Jetson Nano doesnt come with Docker Compose installed by default. You will need to install it first:

export DOCKER_COMPOSE_VERSION=1.27.4
sudo apt-get install libhdf5-dev
sudo apt-get install libssl-dev
sudo pip3 install docker-compose=="${DOCKER_COMPOSE_VERSION}"
apt install python3
apt install python3-pip
pip install docker-compose

docker-compose version
docker-compose version 1.26.2, build unknown
docker-py version: 4.3.1
CPython version: 3.6.9
OpenSSL version: OpenSSL 1.1.1  11 Sep 2018

Next, add default runtime for NVIDIA:

Edit /etc/docker/daemon.json

{
    "runtimes": {
        "nvidia": {
            "path": "/usr/bin/nvidia-container-runtime",
            "runtimeArgs": []
        }
    },

    "default-runtime": "nvidia",
    "node-generic-resources": [ "NVIDIA-GPU=0" ]
}

Restart the Docker Daemon

systemctl restart docker

Identify the Jetson board

pico@pico1:~$ git clone https://github.com/jetsonhacks/jetsonUtilities
Cloning into 'jetsonUtilities'...
remote: Enumerating objects: 123, done.
remote: Counting objects: 100% (39/39), done.
remote: Compressing objects: 100% (30/30), done.
remote: Total 123 (delta 15), reused 23 (delta 8), pack-reused 84
Receiving objects: 100% (123/123), 32.87 KiB | 5.48 MiB/s, done.
Resolving deltas: 100% (49/49), done.
pico@pico1:~$ cd jetson
-bash: cd: jetson: No such file or directory
pico@pico1:~$ cd jetsonUtilities/

pico@pico1:~/jetsonUtilities$ ls
LICENSE  README.md  jetsonInfo.py  scripts

pico@pico1:~/jetsonUtilities$ python3 jetsonInfo.py 
NVIDIA Jetson Nano (Developer Kit Version)
 L4T 32.4.4 [ JetPack 4.4.1 ]
   Ubuntu 18.04.5 LTS
   Kernel Version: 4.9.140-tegra
 CUDA 10.2.89
   CUDA Architecture: 5.3
 OpenCV version: 4.1.1
   OpenCV Cuda: NO
 CUDNN: 8.0.0.180
 TensorRT: 7.1.3.0
 Vision Works: 1.6.0.501
 VPI: 4.4.1-b50
 Vulcan: 1.2.70

Install the latest version of CUDA

wget https://developer.download.nvidia.com/compute/cuda/repos/ubuntu1804/sbsa/cuda-ubuntu1804.pin
sudo mv cuda-ubuntu1804.pin /etc/apt/preferences.d/cuda-repository-pin-600
wget https://developer.download.nvidia.com/compute/cuda/11.3.1/local_installers/cuda-repo-ubuntu1804-11-3-local_11.3.1-465.19.01-1_arm64.deb
sudo dpkg -i cuda-repo-ubuntu1804-11-3-local_11.3.1-465.19.01-1_arm64.deb
sudo apt-key add /var/cuda-repo-ubuntu1804-11-3-local/7fa2af80.pub
sudo apt-get update
sudo apt-get -y install cuda

Verify Docker runtime

docker info | grep runtime
 Runtimes: nvidia runc io.containerd.runc.v2 io.containerd.runtime.v1.linux

Testing GPU Support

We’ll use the deviceQuery NVIDIA test application (included in L4T) to check that we can access the GPU in the cluster.
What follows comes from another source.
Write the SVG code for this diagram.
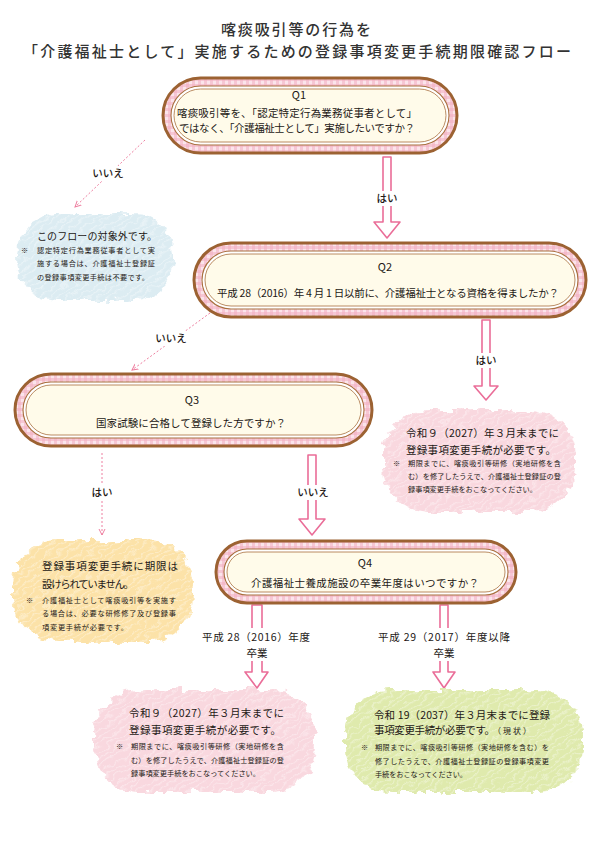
<svg xmlns="http://www.w3.org/2000/svg" width="595" height="842" viewBox="0 0 595 842">
<style>
.t{font-family:"Noto Sans CJK JP","Noto Sans",sans-serif;fill:#231815}
.ttl{font-size:15px;fill:#333;text-anchor:middle;font-weight:500}
.q{font-size:11px;text-anchor:middle}
.b{font-size:10.5px}
.m{text-anchor:middle}
.n{font-size:7.2px}
.lab{font-size:10.5px;text-anchor:middle;font-weight:500}
.lab2{font-size:10.5px;text-anchor:middle}
.fo{fill:url(#ging);stroke:#9c6232;stroke-width:3}
.fm{fill:#fff;stroke:#a8703e;stroke-width:1.1}
.fi{fill:#fffbea;stroke:#a8703e;stroke-width:0.8}
.ha{fill:#fff;stroke:#ea6d98;stroke-width:1.6;stroke-linejoin:round}
.da{fill:none;stroke:#ee7fa0;stroke-width:1;stroke-dasharray:2 2;marker-end:url(#v)}
.wb{fill:#fff}
</style>
<defs>
<pattern id="ging" width="6" height="6" patternUnits="userSpaceOnUse">
<rect width="6" height="6" fill="#fbe4eb"/>
<rect width="3" height="6" fill="#f2aec0" opacity="0.55"/>
<rect width="6" height="3" fill="#f2aec0" opacity="0.55"/>
</pattern>
<pattern id="hatch" width="6" height="6" patternUnits="userSpaceOnUse" patternTransform="rotate(-35)">
<rect width="6" height="1.4" fill="#fff" opacity="0.35"/>
</pattern>
<filter id="rough" x="-15%" y="-15%" width="130%" height="130%">
<feTurbulence type="fractalNoise" baseFrequency="0.09 0.13" numOctaves="2" seed="3" result="n"/>
<feDisplacementMap in="SourceGraphic" in2="n" scale="12" xChannelSelector="R" yChannelSelector="G"/>
</filter>
<marker id="v" markerUnits="userSpaceOnUse" markerWidth="8" markerHeight="8" refX="6" refY="3.5" orient="auto">
<path d="M0,0.5 L6,3.5 L0,6.5" fill="none" stroke="#ee7fa0" stroke-width="1"/>
</marker>
</defs>

<g id="title">
<text class="t ttl" x="296" y="35" textLength="150">喀痰吸引等の行為を</text>
<text class="t ttl" x="297" y="57" textLength="548">「介護福祉士として」実施するための登録事項変更手続期限確認フロー</text>
</g>

<g id="connectors">
<path class="da" d="M145,140 L75,207"/>
<path class="da" d="M210,313 L132,370"/>
<path class="da" d="M102,453 L102,535"/>
<path class="ha" d="M383,157 L391,157 L391,222 L400,222 L387,238 L374,222 L383,222 Z"/>
<path class="ha" d="M482,320 L490,320 L490,386 L498,386 L486,400 L474,386 L482,386 Z"/>
<path class="ha" d="M308,455 L316,455 L316,519 L325,519 L312,535 L299,519 L308,519 Z"/>
<path class="ha" d="M252,605 L262,605 L262,672 L268,672 L257,688 L245,672 L252,672 Z"/>
<path class="ha" d="M440,605 L448,605 L448,672 L455,672 L444,688 L433,672 L440,672 Z"/>
<rect class="wb" x="91" y="166" width="34" height="15"/>
<text class="t lab" x="108" y="177">いいえ</text>
<rect class="wb" x="373" y="191" width="28" height="15"/>
<text class="t lab" x="387" y="202">はい</text>
<rect class="wb" x="472" y="353" width="28" height="15"/>
<text class="t lab" x="486" y="364">はい</text>
<rect class="wb" x="154" y="331" width="34" height="15"/>
<text class="t lab" x="171" y="342">いいえ</text>
<rect class="wb" x="90" y="485" width="24" height="15"/>
<text class="t lab" x="102" y="496">はい</text>
<rect class="wb" x="296" y="485" width="34" height="15"/>
<text class="t lab" x="313" y="496">いいえ</text>
<rect class="wb" x="200" y="628" width="112" height="33"/>
<text class="t lab2" x="256" y="641" textLength="108">平成 28（2016）年度</text>
<text class="t lab2" x="257" y="657">卒業</text>
<rect class="wb" x="376" y="628" width="136" height="33"/>
<text class="t lab2" x="444" y="641" textLength="132">平成 29（2017）年度以降</text>
<text class="t lab2" x="444" y="657">卒業</text>
</g>

<g id="q1">
<rect class="fo" x="163" y="78" width="294" height="75" rx="37.5"/>
<rect class="fm" x="171" y="86" width="278" height="59" rx="29.5"/>
<rect class="fi" x="174" y="89" width="272" height="53" rx="26.5"/>
<text class="t q" x="299" y="99">Q1</text>
<text class="t b m" x="297" y="117" textLength="240">喀痰吸引等を、「認定特定行為業務従事者として」</text>
<text class="t b m" x="297" y="132" textLength="236">ではなく、「介護福祉士として」実施したいですか？</text>
</g>

<g id="q2">
<rect class="fo" x="194" y="243" width="392" height="74" rx="37"/>
<rect class="fm" x="202" y="251" width="376" height="58" rx="29"/>
<rect class="fi" x="205" y="254" width="370" height="52" rx="26"/>
<text class="t q" x="385" y="271">Q2</text>
<text class="t b m" x="388" y="297" textLength="342">平成 28（2016）年 4 月 1 日以前に、介護福祉士となる資格を得ましたか？</text>
</g>

<g id="q3">
<rect class="fo" x="15" y="374" width="357" height="72" rx="36"/>
<rect class="fm" x="23" y="382" width="341" height="56" rx="28"/>
<rect class="fi" x="26" y="385" width="335" height="50" rx="25"/>
<text class="t q" x="192" y="404">Q3</text>
<text class="t b m" x="191" y="427" textLength="190">国家試験に合格して登録した方ですか？</text>
</g>

<g id="q4">
<rect class="fo" x="216" y="541" width="300" height="62" rx="31"/>
<rect class="fm" x="224" y="549" width="284" height="46" rx="23"/>
<rect class="fi" x="227" y="552" width="278" height="40" rx="20"/>
<text class="t q" x="365" y="567">Q4</text>
<text class="t b m" x="365" y="587" textLength="228">介護福祉士養成施設の卒業年度はいつですか？</text>
</g>

<g id="out-of-scope">
<g filter="url(#rough)">
<rect x="16" y="214" width="158" height="86" rx="40" fill="#dcecf2"/>
<rect x="16" y="214" width="158" height="86" rx="40" fill="url(#hatch)"/>
</g>
<text class="t" x="37" y="240" font-size="10" textLength="120">このフローの対象外です。</text>
<text class="t n" x="21" y="253">※</text>
<text class="t n" x="37" y="253" textLength="118">認定特定行為業務従事者として実</text>
<text class="t n" x="37" y="266" textLength="118">施する場合は、介護福祉士登録証</text>
<text class="t n" x="37" y="280" textLength="112">の登録事項変更手続は不要です。</text>
</g>

<g id="r2027a">
<g filter="url(#rough)">
<rect x="383" y="410" width="192" height="102" rx="45" fill="#f9d8df"/>
<rect x="383" y="410" width="192" height="102" rx="45" fill="url(#hatch)"/>
</g>
<text class="t b" x="406" y="437" textLength="153">令和９（2027）年３月末までに</text>
<text class="t b" x="406" y="454" textLength="150">登録事項変更手続が必要です。</text>
<text class="t n" x="393" y="466">※</text>
<text class="t n" x="408" y="466" textLength="153">期限までに、喀痰吸引等研修（実地研修を含</text>
<text class="t n" x="408" y="479" textLength="153">む）を修了したうえで、介護福祉士登録証の登</text>
<text class="t n" x="408" y="492" textLength="129">録事項変更手続をおこなってください。</text>
</g>

<g id="no-limit">
<g filter="url(#rough)">
<rect x="13" y="540" width="180" height="102" rx="45" fill="#fce2a8"/>
<rect x="13" y="540" width="180" height="102" rx="45" fill="url(#hatch)"/>
</g>
<text class="t b" x="42" y="570" textLength="136">登録事項変更手続に期限は</text>
<text class="t b" x="42" y="588" textLength="92">設けられていません。</text>
<text class="t n" x="26" y="603">※</text>
<text class="t n" x="42" y="603" textLength="134">介護福祉士として喀痰吸引等を実施す</text>
<text class="t n" x="42" y="616" textLength="134">る場合は、必要な研修修了及び登録事</text>
<text class="t n" x="42" y="630" textLength="86">項変更手続が必要です。</text>
</g>

<g id="r2027b">
<g filter="url(#rough)">
<rect x="94" y="690" width="222" height="102" rx="45" fill="#f9d8df"/>
<rect x="94" y="690" width="222" height="102" rx="45" fill="url(#hatch)"/>
</g>
<text class="t b" x="129" y="717" textLength="155">令和９（2027）年３月末までに</text>
<text class="t b" x="129" y="734" textLength="152">登録事項変更手続が必要です。</text>
<text class="t n" x="116" y="749">※</text>
<text class="t n" x="131" y="749" textLength="153">期限までに、喀痰吸引等研修（実地研修を含</text>
<text class="t n" x="131" y="763" textLength="153">む）を修了したうえで、介護福祉士登録証の登</text>
<text class="t n" x="131" y="776" textLength="129">録事項変更手続をおこなってください。</text>
</g>

<g id="r2037">
<g filter="url(#rough)">
<rect x="345" y="690" width="238" height="102" rx="45" fill="#dfeaad"/>
<rect x="345" y="690" width="238" height="102" rx="45" fill="url(#hatch)"/>
</g>
<text class="t b" x="374" y="719" textLength="176">令和 19（2037）年３月末までに登録</text>
<text class="t b" x="374" y="734" textLength="121">事項変更手続が必要です。</text>
<text class="t" x="493" y="734" font-size="8" textLength="38">（現状）</text>
<text class="t n" x="361" y="750">※</text>
<text class="t n" x="375" y="750" textLength="174">期限までに、喀痰吸引等研修（実地研修を含む）を</text>
<text class="t n" x="375" y="764" textLength="174">修了したうえで、介護福祉士登録証の登録事項変更</text>
<text class="t n" x="375" y="777" textLength="92">手続をおこなってください。</text>
</g>
</svg>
First, we’ll create a Docker image with the appropriate software, run it directly as Docker, then run it using containerd ctr and finally on the Kubernetes cluster itself.

Running deviceQuery on Docker with GPU support

Create a directory

mkdir test
cd test

Copy the sample files

Copy the demos where deviceQuery is located to the working directory where the Docker image will be created:

cp -R /usr/local/cuda/samples .

Create a Dockerfile

FROM nvcr.io/nvidia/l4t-base:r32.5.0
RUN apt-get update && apt-get install -y --no-install-recommends make g++
COPY ./samples /tmp/samples
WORKDIR /tmp/samples/1_Utilities/deviceQuery
RUN make clean && make
CMD ["./deviceQuery"]

sudo docker build -t ajeetraina/jetson_devicequery . -f Dockerfile

pico@pico2:~/test$ sudo docker run --rm --runtime nvidia ajeetraina/jetson_devicequery:latest
./deviceQuery Starting...

 CUDA Device Query (Runtime API) version (CUDART static linking)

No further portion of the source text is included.